■ Problem requirements: Reproduce each line of the material exactly, minus any picture.
»»
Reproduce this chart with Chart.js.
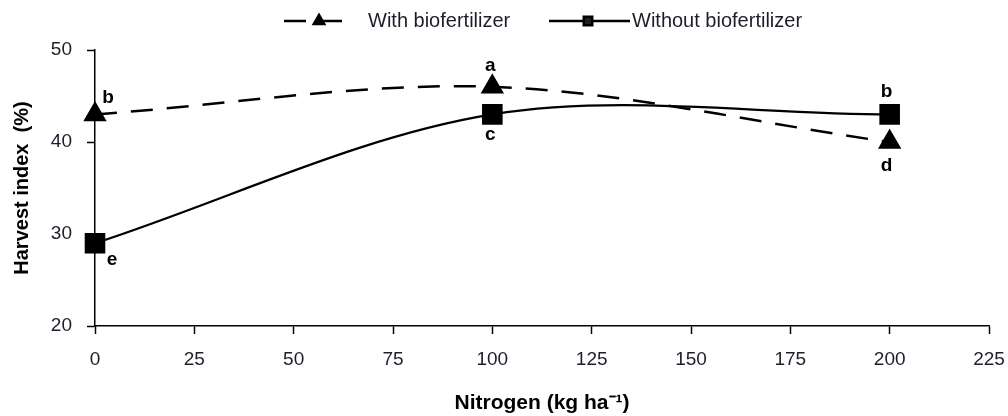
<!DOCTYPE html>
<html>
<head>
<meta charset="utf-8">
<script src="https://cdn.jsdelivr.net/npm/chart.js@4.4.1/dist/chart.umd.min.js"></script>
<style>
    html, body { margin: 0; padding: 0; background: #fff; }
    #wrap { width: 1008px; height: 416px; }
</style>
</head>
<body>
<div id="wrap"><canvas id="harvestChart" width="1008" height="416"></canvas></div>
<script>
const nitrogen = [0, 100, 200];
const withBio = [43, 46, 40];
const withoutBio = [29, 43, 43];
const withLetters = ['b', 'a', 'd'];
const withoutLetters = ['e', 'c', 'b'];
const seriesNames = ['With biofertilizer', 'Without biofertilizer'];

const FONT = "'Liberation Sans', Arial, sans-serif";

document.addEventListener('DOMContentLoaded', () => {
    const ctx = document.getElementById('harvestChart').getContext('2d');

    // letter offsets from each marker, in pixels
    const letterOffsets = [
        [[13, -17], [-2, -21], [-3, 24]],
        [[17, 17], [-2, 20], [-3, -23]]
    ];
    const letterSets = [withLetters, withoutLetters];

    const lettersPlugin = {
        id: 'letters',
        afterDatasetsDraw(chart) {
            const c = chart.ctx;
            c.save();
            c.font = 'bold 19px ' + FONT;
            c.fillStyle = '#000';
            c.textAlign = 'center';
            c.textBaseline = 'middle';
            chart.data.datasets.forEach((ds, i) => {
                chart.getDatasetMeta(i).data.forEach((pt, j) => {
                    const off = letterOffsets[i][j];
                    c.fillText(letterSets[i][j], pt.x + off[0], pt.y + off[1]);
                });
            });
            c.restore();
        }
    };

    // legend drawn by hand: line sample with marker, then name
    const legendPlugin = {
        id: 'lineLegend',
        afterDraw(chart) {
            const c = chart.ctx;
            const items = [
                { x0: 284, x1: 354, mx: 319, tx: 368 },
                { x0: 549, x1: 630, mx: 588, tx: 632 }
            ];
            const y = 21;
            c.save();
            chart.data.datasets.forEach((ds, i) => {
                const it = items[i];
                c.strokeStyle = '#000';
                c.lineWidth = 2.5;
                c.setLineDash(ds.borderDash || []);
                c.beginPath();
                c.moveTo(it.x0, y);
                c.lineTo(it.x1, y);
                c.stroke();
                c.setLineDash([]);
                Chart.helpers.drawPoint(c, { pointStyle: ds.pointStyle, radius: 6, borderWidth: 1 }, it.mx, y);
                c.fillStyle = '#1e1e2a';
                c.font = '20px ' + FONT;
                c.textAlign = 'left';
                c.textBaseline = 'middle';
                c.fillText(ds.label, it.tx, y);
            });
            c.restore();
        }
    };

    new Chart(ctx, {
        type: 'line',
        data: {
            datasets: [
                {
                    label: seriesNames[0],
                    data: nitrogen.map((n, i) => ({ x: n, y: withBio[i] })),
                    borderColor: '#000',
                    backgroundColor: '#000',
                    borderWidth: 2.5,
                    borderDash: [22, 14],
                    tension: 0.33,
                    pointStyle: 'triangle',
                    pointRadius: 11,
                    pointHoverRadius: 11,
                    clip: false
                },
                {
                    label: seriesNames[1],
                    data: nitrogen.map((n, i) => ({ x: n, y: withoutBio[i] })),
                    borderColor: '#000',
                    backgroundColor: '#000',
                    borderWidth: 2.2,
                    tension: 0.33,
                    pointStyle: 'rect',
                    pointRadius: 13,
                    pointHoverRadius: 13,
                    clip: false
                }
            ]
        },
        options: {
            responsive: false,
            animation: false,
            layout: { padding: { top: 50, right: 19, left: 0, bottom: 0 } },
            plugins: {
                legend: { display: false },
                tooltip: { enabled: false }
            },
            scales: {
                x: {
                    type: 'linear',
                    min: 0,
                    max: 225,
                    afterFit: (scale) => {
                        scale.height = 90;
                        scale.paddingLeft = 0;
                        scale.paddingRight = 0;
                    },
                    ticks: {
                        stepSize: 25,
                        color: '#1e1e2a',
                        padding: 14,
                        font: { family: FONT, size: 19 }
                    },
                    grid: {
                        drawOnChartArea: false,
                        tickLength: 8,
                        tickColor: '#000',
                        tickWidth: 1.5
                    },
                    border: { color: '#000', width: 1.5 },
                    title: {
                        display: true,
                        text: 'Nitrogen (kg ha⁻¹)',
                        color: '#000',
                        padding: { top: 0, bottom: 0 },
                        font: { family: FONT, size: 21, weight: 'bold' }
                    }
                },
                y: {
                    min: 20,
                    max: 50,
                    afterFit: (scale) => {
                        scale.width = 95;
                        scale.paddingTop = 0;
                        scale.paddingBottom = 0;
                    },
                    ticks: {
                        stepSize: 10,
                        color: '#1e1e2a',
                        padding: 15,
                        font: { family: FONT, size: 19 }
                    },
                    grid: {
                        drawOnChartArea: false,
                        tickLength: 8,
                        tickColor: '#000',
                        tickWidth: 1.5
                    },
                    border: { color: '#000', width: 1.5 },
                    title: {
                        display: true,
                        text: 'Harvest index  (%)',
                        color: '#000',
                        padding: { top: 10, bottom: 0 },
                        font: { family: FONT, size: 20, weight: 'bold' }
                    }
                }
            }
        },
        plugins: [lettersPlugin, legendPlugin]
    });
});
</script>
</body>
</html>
««
■ Output of the task:
Reproduce this chart with Chart.js.
<!DOCTYPE html>
<html>
<head>
<meta charset="utf-8">
<script src="https://cdn.jsdelivr.net/npm/chart.js@4.4.1/dist/chart.umd.min.js"></script>
<style>
    html, body { margin: 0; padding: 0; background: #fff; }
    #wrap { width: 1008px; height: 416px; }
</style>
</head>
<body>
<div id="wrap"><canvas id="harvestChart" width="1008" height="416"></canvas></div>
<script>
const nitrogen = [0, 100, 200];
const withBio = [43, 46, 40];
const withoutBio = [29, 43, 43];
const withLetters = ['b', 'a', 'd'];
const withoutLetters = ['e', 'c', 'b'];
const seriesNames = ['With biofertilizer', 'Without biofertilizer'];

const FONT = "'Liberation Sans', Arial, sans-serif";

document.addEventListener('DOMContentLoaded', () => {
    const ctx = document.getElementById('harvestChart').getContext('2d');

    // letter offsets from each marker, in pixels
    const letterOffsets = [
        [[13, -17], [-2, -21], [-3, 24]],
        [[17, 17], [-2, 20], [-3, -23]]
    ];
    const letterSets = [withLetters, withoutLetters];

    const lettersPlugin = {
        id: 'letters',
        afterDatasetsDraw(chart) {
            const c = chart.ctx;
            c.save();
            c.font = 'bold 19px ' + FONT;
            c.fillStyle = '#000';
            c.textAlign = 'center';
            c.textBaseline = 'middle';
            chart.data.datasets.forEach((ds, i) => {
                chart.getDatasetMeta(i).data.forEach((pt, j) => {
                    const off = letterOffsets[i][j];
                    c.fillText(letterSets[i][j], pt.x + off[0], pt.y + off[1]);
                });
            });
            c.restore();
        }
    };

    // legend drawn by hand: line sample with marker, then name
    const legendPlugin = {
        id: 'lineLegend',
        afterDraw(chart) {
            const c = chart.ctx;
            const items = [
                { x0: 284, x1: 354, mx: 319, tx: 368 },
                { x0: 549, x1: 630, mx: 588, tx: 632 }
            ];
            const y = 21;
            c.save();
            chart.data.datasets.forEach((ds, i) => {
                const it = items[i];
                c.strokeStyle = '#000';
                c.lineWidth = 2.5;
                c.setLineDash(ds.borderDash || []);
                c.beginPath();
                c.moveTo(it.x0, y);
                c.lineTo(it.x1, y);
                c.stroke();
                c.setLineDash([]);
                Chart.helpers.drawPoint(c, { pointStyle: ds.pointStyle, radius: 6, borderWidth: 1 }, it.mx, y);
                c.fillStyle = '#1e1e2a';
                c.font = '20px ' + FONT;
                c.textAlign = 'left';
                c.textBaseline = 'middle';
                c.fillText(ds.label, it.tx, y);
            });
            c.restore();
        }
    };

    new Chart(ctx, {
        type: 'line',
        data: {
            datasets: [
                {
                    label: seriesNames[0],
                    data: nitrogen.map((n, i) => ({ x: n, y: withBio[i] })),
                    borderColor: '#000',
                    backgroundColor: '#000',
                    borderWidth: 2.5,
                    borderDash: [22, 14],
                    tension: 0.33,
                    pointStyle: 'triangle',
                    pointRadius: 11,
                    pointHoverRadius: 11,
                    clip: false
                },
                {
                    label: seriesNames[1],
                    data: nitrogen.map((n, i) => ({ x: n, y: withoutBio[i] })),
                    borderColor: '#000',
                    backgroundColor: '#000',
                    borderWidth: 2.2,
                    tension: 0.33,
                    pointStyle: 'rect',
                    pointRadius: 13,
                    pointHoverRadius: 13,
                    clip: false
                }
            ]
        },
        options: {
            responsive: false,
            animation: false,
            layout: { padding: { top: 50, right: 19, left: 0, bottom: 0 } },
            plugins: {
                legend: { display: false },
                tooltip: { enabled: false }
            },
            scales: {
                x: {
                    type: 'linear',
                    min: 0,
                    max: 225,
                    afterFit: (scale) => {
                        scale.height = 90;
                        scale.paddingLeft = 0;
                        scale.paddingRight = 0;
                    },
                    ticks: {
                        stepSize: 25,
                        color: '#1e1e2a',
                        padding: 14,
                        font: { family: FONT, size: 19 }
                    },
                    grid: {
                        drawOnChartArea: false,
                        tickLength: 8,
                        tickColor: '#000',
                        tickWidth: 1.5
                    },
                    border: { color: '#000', width: 1.5 },
                    title: {
                        display: true,
                        text: 'Nitrogen (kg ha⁻¹)',
                        color: '#000',
                        padding: { top: 0, bottom: 0 },
                        font: { family: FONT, size: 21, weight: 'bold' }
                    }
                },
                y: {
                    min: 20,
                    max: 50,
                    afterFit: (scale) => {
                        scale.width = 95;
                        scale.paddingTop = 0;
                        scale.paddingBottom = 0;
                    },
                    ticks: {
                        stepSize: 10,
                        color: '#1e1e2a',
                        padding: 15,
                        font: { family: FONT, size: 19 }
                    },
                    grid: {
                        drawOnChartArea: false,
                        tickLength: 8,
                        tickColor: '#000',
                        tickWidth: 1.5
                    },
                    border: { color: '#000', width: 1.5 },
                    title: {
                        display: true,
                        text: 'Harvest index  (%)',
                        color: '#000',
                        padding: { top: 10, bottom: 0 },
                        font: { family: FONT, size: 20, weight: 'bold' }
                    }
                }
            }
        },
        plugins: [lettersPlugin, legendPlugin]
    });
});
</script>
</body>
</html>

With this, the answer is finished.